▸ THE PROBLEM:
Restate the material word for word and leave out anything that is a picture.

▸ COLLECTED DATA:
______________________________

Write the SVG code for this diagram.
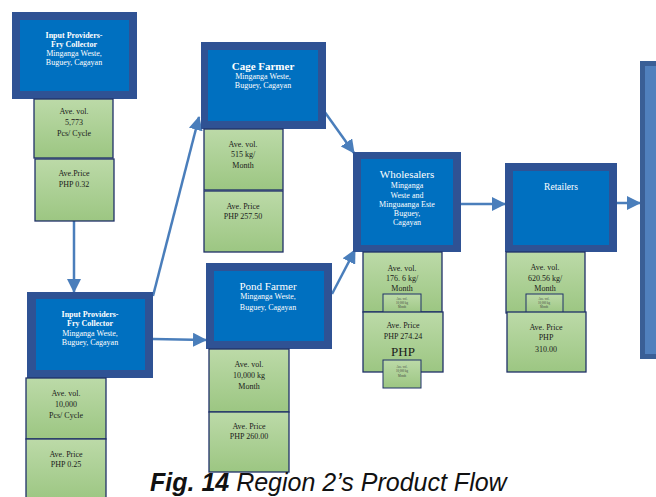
<svg xmlns="http://www.w3.org/2000/svg" width="656" height="497" viewBox="0 0 656 497">
<defs>
<linearGradient id="gr" x1="0" y1="0" x2="0" y2="1">
<stop offset="0" stop-color="#bcdaa8"/>
<stop offset="1" stop-color="#9cc682"/>
</linearGradient>
<marker id="ah" markerUnits="userSpaceOnUse" markerWidth="14" markerHeight="14" viewBox="0 0 14 14" refX="13" refY="7" orient="auto">
<path d="M0,0 L14,7 L0,14 Z" fill="#4a7ebb"/>
</marker>
</defs>
<style>
.outer{fill:#2f5294}
.inner{fill:#0070c0}
.g{fill:url(#gr);stroke:#1f3168;stroke-width:1.3}
.gs{fill:url(#gr);stroke:#1f3168;stroke-width:1}
.wt{fill:#fff;font-family:"Liberation Serif",serif;font-size:8px;text-anchor:middle}
.wb{font-weight:bold}
.bt{fill:#1a1a1a;font-family:"Liberation Serif",serif;font-size:8px;text-anchor:middle}
.st{fill:#444;font-family:"Liberation Serif",serif;font-size:3px;text-anchor:middle}
.conn{stroke:#4a7ebb;stroke-width:2.5;fill:none;marker-end:url(#ah)}
.cap{font-family:"Liberation Sans",Arial,sans-serif;font-size:25px;font-style:italic;fill:#111}
</style>

<g id="connectors">
<path class="conn" d="M74,221 L74,292"/>
<path class="conn" d="M153,296 L199,117"/>
<path class="conn" d="M153,339 L206,340"/>
<path class="conn" d="M324,111 L354,153"/>
<path class="conn" d="M332,294 L355,250"/>
<path class="conn" d="M461,204 L505,204"/>
<path class="conn" d="M617,203 L640,203"/>
</g>

<g id="input1">
<rect class="outer" x="12" y="12" width="125" height="87"/>
<rect class="inner" x="20" y="20" width="109" height="71"/>
<text class="wt wb" x="74" y="38">Input Providers-</text>
<text class="wt wb" x="74" y="47">Fry Collector</text>
<text class="wt" x="74" y="56">Minganga Weste,</text>
<text class="wt" x="74" y="65">Buguey, Cagayan</text>
<rect class="g" x="34" y="99" width="79" height="59"/>
<text class="bt" x="74" y="114">Ave. vol.</text>
<text class="bt" x="74" y="125">5,773</text>
<text class="bt" x="74" y="136">Pcs/ Cycle</text>
<rect class="g" x="35" y="159" width="79" height="62"/>
<text class="bt" x="74" y="176">Ave.Price</text>
<text class="bt" x="74" y="187">PHP 0.32</text>
</g>

<g id="input2">
<rect class="outer" x="27" y="292" width="126" height="86"/>
<rect class="inner" x="36" y="299" width="109" height="71"/>
<text class="wt wb" x="90" y="317">Input Providers-</text>
<text class="wt wb" x="90" y="326">Fry Collector</text>
<text class="wt" x="90" y="336">Minganga Weste,</text>
<text class="wt" x="90" y="345">Buguey, Cagayan</text>
<rect class="g" x="26" y="378" width="80" height="61"/>
<text class="bt" x="66" y="396">Ave. vol.</text>
<text class="bt" x="66" y="407">10,000</text>
<text class="bt" x="66" y="418">Pcs/ Cycle</text>
<rect class="g" x="26" y="439" width="80" height="62"/>
<text class="bt" x="66" y="457">Ave. Price</text>
<text class="bt" x="66" y="467">PHP 0.25</text>
</g>

<g id="cage">
<rect class="outer" x="201" y="42" width="125" height="87"/>
<rect class="inner" x="208" y="50" width="110" height="71"/>
<text class="wt wb" x="263" y="70" style="font-size:11px">Cage Farmer</text>
<text class="wt" x="263" y="79">Minganga Weste,</text>
<text class="wt" x="263" y="88">Buguey, Cagayan</text>
<rect class="g" x="204" y="129" width="79" height="61"/>
<text class="bt" x="243" y="147">Ave. vol.</text>
<text class="bt" x="243" y="157">515 kg/</text>
<text class="bt" x="243" y="168">Month</text>
<rect class="g" x="204" y="191" width="79" height="61"/>
<text class="bt" x="243" y="209">Ave. Price</text>
<text class="bt" x="243" y="219">PHP 257.50</text>
</g>

<g id="pond">
<rect class="outer" x="206" y="263" width="126" height="86"/>
<rect class="inner" x="214" y="271" width="110" height="70"/>
<text class="wt" x="268" y="290" style="font-size:11px">Pond Farmer</text>
<text class="wt" x="268" y="299">Minganga Weste,</text>
<text class="wt" x="268" y="310">Buguey, Cagayan</text>
<rect class="g" x="209" y="349" width="80" height="63"/>
<text class="bt" x="249" y="367">Ave. vol.</text>
<text class="bt" x="249" y="378">10,000 kg</text>
<text class="bt" x="249" y="389">Month</text>
<rect class="g" x="209" y="412" width="80" height="60"/>
<text class="bt" x="249" y="429">Ave. Price</text>
<text class="bt" x="249" y="439">PHP 260.00</text>
</g>

<g id="wholesalers">
<rect class="outer" x="353" y="152" width="108" height="100"/>
<rect class="inner" x="361" y="159" width="92" height="86"/>
<text class="wt" x="407" y="178" style="font-size:11px">Wholesalers</text>
<text class="wt" x="407" y="188">Minganga</text>
<text class="wt" x="407" y="198">Weste and</text>
<text class="wt" x="407" y="207">Minguaanga Este</text>
<text class="wt" x="407" y="216">Buguey,</text>
<text class="wt" x="407" y="225">Cagayan</text>
<rect class="g" x="363" y="252" width="79" height="60"/>
<text class="bt" x="402" y="271">Ave. vol.</text>
<text class="bt" x="402" y="281">176. 6 kg/</text>
<text class="bt" x="402" y="291">Month</text>
<rect class="gs" x="383" y="294" width="38" height="20"/>
<text class="st" x="402" y="300">Ave. vol.</text>
<text class="st" x="402" y="304">10,000 kg</text>
<text class="st" x="402" y="308">Month</text>
<rect class="g" x="363" y="312" width="80" height="60"/>
<text class="bt" x="403" y="328">Ave. Price</text>
<text class="bt" x="403" y="339">PHP 274.24</text>
<text class="bt" x="403" y="356" style="font-size:13px">PHP</text>
<rect class="gs" x="383" y="360" width="38" height="28"/>
<text class="st" x="402" y="368">Ave. vol.</text>
<text class="st" x="402" y="372">10,000 kg</text>
<text class="st" x="402" y="377">Month</text>
</g>

<g id="retailers">
<rect class="outer" x="505" y="163" width="112" height="89"/>
<rect class="inner" x="513" y="171" width="96" height="74"/>
<text class="wt" x="561" y="190" style="font-size:9.5px">Retailers</text>
<rect class="g" x="506" y="252" width="79" height="61"/>
<text class="bt" x="545" y="270">Ave. vol.</text>
<text class="bt" x="545" y="281">620.56 kg/</text>
<text class="bt" x="545" y="291">Month</text>
<rect class="gs" x="526" y="294" width="37" height="20"/>
<text class="st" x="544" y="300">Ave. vol.</text>
<text class="st" x="544" y="304">10,000 kg</text>
<text class="st" x="544" y="308">Month</text>
<rect class="g" x="507" y="312" width="79" height="60"/>
<text class="bt" x="546" y="330">Ave. Price</text>
<text class="bt" x="546" y="340">PHP</text>
<text class="bt" x="546" y="352">310.00</text>
</g>

<g id="consumer">
<rect x="640" y="61" width="30" height="298" fill="#3a5f96"/>
<rect x="645" y="66" width="30" height="288" fill="#5080bd"/>
</g>

<text class="cap" x="150" y="491"><tspan font-weight="bold">Fig. 14</tspan> Region 2’s Product Flow</text>
</svg>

______________________________

▸ SOLVED EXERCISE:
Write the SVG code for this diagram.
<svg xmlns="http://www.w3.org/2000/svg" width="656" height="497" viewBox="0 0 656 497">
<defs>
<linearGradient id="gr" x1="0" y1="0" x2="0" y2="1">
<stop offset="0" stop-color="#bcdaa8"/>
<stop offset="1" stop-color="#9cc682"/>
</linearGradient>
<marker id="ah" markerUnits="userSpaceOnUse" markerWidth="14" markerHeight="14" viewBox="0 0 14 14" refX="13" refY="7" orient="auto">
<path d="M0,0 L14,7 L0,14 Z" fill="#4a7ebb"/>
</marker>
</defs>
<style>
.outer{fill:#2f5294}
.inner{fill:#0070c0}
.g{fill:url(#gr);stroke:#1f3168;stroke-width:1.3}
.gs{fill:url(#gr);stroke:#1f3168;stroke-width:1}
.wt{fill:#fff;font-family:"Liberation Serif",serif;font-size:8px;text-anchor:middle}
.wb{font-weight:bold}
.bt{fill:#1a1a1a;font-family:"Liberation Serif",serif;font-size:8px;text-anchor:middle}
.st{fill:#444;font-family:"Liberation Serif",serif;font-size:3px;text-anchor:middle}
.conn{stroke:#4a7ebb;stroke-width:2.5;fill:none;marker-end:url(#ah)}
.cap{font-family:"Liberation Sans",Arial,sans-serif;font-size:25px;font-style:italic;fill:#111}
</style>

<g id="connectors">
<path class="conn" d="M74,221 L74,292"/>
<path class="conn" d="M153,296 L199,117"/>
<path class="conn" d="M153,339 L206,340"/>
<path class="conn" d="M324,111 L354,153"/>
<path class="conn" d="M332,294 L355,250"/>
<path class="conn" d="M461,204 L505,204"/>
<path class="conn" d="M617,203 L640,203"/>
</g>

<g id="input1">
<rect class="outer" x="12" y="12" width="125" height="87"/>
<rect class="inner" x="20" y="20" width="109" height="71"/>
<text class="wt wb" x="74" y="38">Input Providers-</text>
<text class="wt wb" x="74" y="47">Fry Collector</text>
<text class="wt" x="74" y="56">Minganga Weste,</text>
<text class="wt" x="74" y="65">Buguey, Cagayan</text>
<rect class="g" x="34" y="99" width="79" height="59"/>
<text class="bt" x="74" y="114">Ave. vol.</text>
<text class="bt" x="74" y="125">5,773</text>
<text class="bt" x="74" y="136">Pcs/ Cycle</text>
<rect class="g" x="35" y="159" width="79" height="62"/>
<text class="bt" x="74" y="176">Ave.Price</text>
<text class="bt" x="74" y="187">PHP 0.32</text>
</g>

<g id="input2">
<rect class="outer" x="27" y="292" width="126" height="86"/>
<rect class="inner" x="36" y="299" width="109" height="71"/>
<text class="wt wb" x="90" y="317">Input Providers-</text>
<text class="wt wb" x="90" y="326">Fry Collector</text>
<text class="wt" x="90" y="336">Minganga Weste,</text>
<text class="wt" x="90" y="345">Buguey, Cagayan</text>
<rect class="g" x="26" y="378" width="80" height="61"/>
<text class="bt" x="66" y="396">Ave. vol.</text>
<text class="bt" x="66" y="407">10,000</text>
<text class="bt" x="66" y="418">Pcs/ Cycle</text>
<rect class="g" x="26" y="439" width="80" height="62"/>
<text class="bt" x="66" y="457">Ave. Price</text>
<text class="bt" x="66" y="467">PHP 0.25</text>
</g>

<g id="cage">
<rect class="outer" x="201" y="42" width="125" height="87"/>
<rect class="inner" x="208" y="50" width="110" height="71"/>
<text class="wt wb" x="263" y="70" style="font-size:11px">Cage Farmer</text>
<text class="wt" x="263" y="79">Minganga Weste,</text>
<text class="wt" x="263" y="88">Buguey, Cagayan</text>
<rect class="g" x="204" y="129" width="79" height="61"/>
<text class="bt" x="243" y="147">Ave. vol.</text>
<text class="bt" x="243" y="157">515 kg/</text>
<text class="bt" x="243" y="168">Month</text>
<rect class="g" x="204" y="191" width="79" height="61"/>
<text class="bt" x="243" y="209">Ave. Price</text>
<text class="bt" x="243" y="219">PHP 257.50</text>
</g>

<g id="pond">
<rect class="outer" x="206" y="263" width="126" height="86"/>
<rect class="inner" x="214" y="271" width="110" height="70"/>
<text class="wt" x="268" y="290" style="font-size:11px">Pond Farmer</text>
<text class="wt" x="268" y="299">Minganga Weste,</text>
<text class="wt" x="268" y="310">Buguey, Cagayan</text>
<rect class="g" x="209" y="349" width="80" height="63"/>
<text class="bt" x="249" y="367">Ave. vol.</text>
<text class="bt" x="249" y="378">10,000 kg</text>
<text class="bt" x="249" y="389">Month</text>
<rect class="g" x="209" y="412" width="80" height="60"/>
<text class="bt" x="249" y="429">Ave. Price</text>
<text class="bt" x="249" y="439">PHP 260.00</text>
</g>

<g id="wholesalers">
<rect class="outer" x="353" y="152" width="108" height="100"/>
<rect class="inner" x="361" y="159" width="92" height="86"/>
<text class="wt" x="407" y="178" style="font-size:11px">Wholesalers</text>
<text class="wt" x="407" y="188">Minganga</text>
<text class="wt" x="407" y="198">Weste and</text>
<text class="wt" x="407" y="207">Minguaanga Este</text>
<text class="wt" x="407" y="216">Buguey,</text>
<text class="wt" x="407" y="225">Cagayan</text>
<rect class="g" x="363" y="252" width="79" height="60"/>
<text class="bt" x="402" y="271">Ave. vol.</text>
<text class="bt" x="402" y="281">176. 6 kg/</text>
<text class="bt" x="402" y="291">Month</text>
<rect class="gs" x="383" y="294" width="38" height="20"/>
<text class="st" x="402" y="300">Ave. vol.</text>
<text class="st" x="402" y="304">10,000 kg</text>
<text class="st" x="402" y="308">Month</text>
<rect class="g" x="363" y="312" width="80" height="60"/>
<text class="bt" x="403" y="328">Ave. Price</text>
<text class="bt" x="403" y="339">PHP 274.24</text>
<text class="bt" x="403" y="356" style="font-size:13px">PHP</text>
<rect class="gs" x="383" y="360" width="38" height="28"/>
<text class="st" x="402" y="368">Ave. vol.</text>
<text class="st" x="402" y="372">10,000 kg</text>
<text class="st" x="402" y="377">Month</text>
</g>

<g id="retailers">
<rect class="outer" x="505" y="163" width="112" height="89"/>
<rect class="inner" x="513" y="171" width="96" height="74"/>
<text class="wt" x="561" y="190" style="font-size:9.5px">Retailers</text>
<rect class="g" x="506" y="252" width="79" height="61"/>
<text class="bt" x="545" y="270">Ave. vol.</text>
<text class="bt" x="545" y="281">620.56 kg/</text>
<text class="bt" x="545" y="291">Month</text>
<rect class="gs" x="526" y="294" width="37" height="20"/>
<text class="st" x="544" y="300">Ave. vol.</text>
<text class="st" x="544" y="304">10,000 kg</text>
<text class="st" x="544" y="308">Month</text>
<rect class="g" x="507" y="312" width="79" height="60"/>
<text class="bt" x="546" y="330">Ave. Price</text>
<text class="bt" x="546" y="340">PHP</text>
<text class="bt" x="546" y="352">310.00</text>
</g>

<g id="consumer">
<rect x="640" y="61" width="30" height="298" fill="#3a5f96"/>
<rect x="645" y="66" width="30" height="288" fill="#5080bd"/>
</g>

<text class="cap" x="150" y="491"><tspan font-weight="bold">Fig. 14</tspan> Region 2’s Product Flow</text>
</svg>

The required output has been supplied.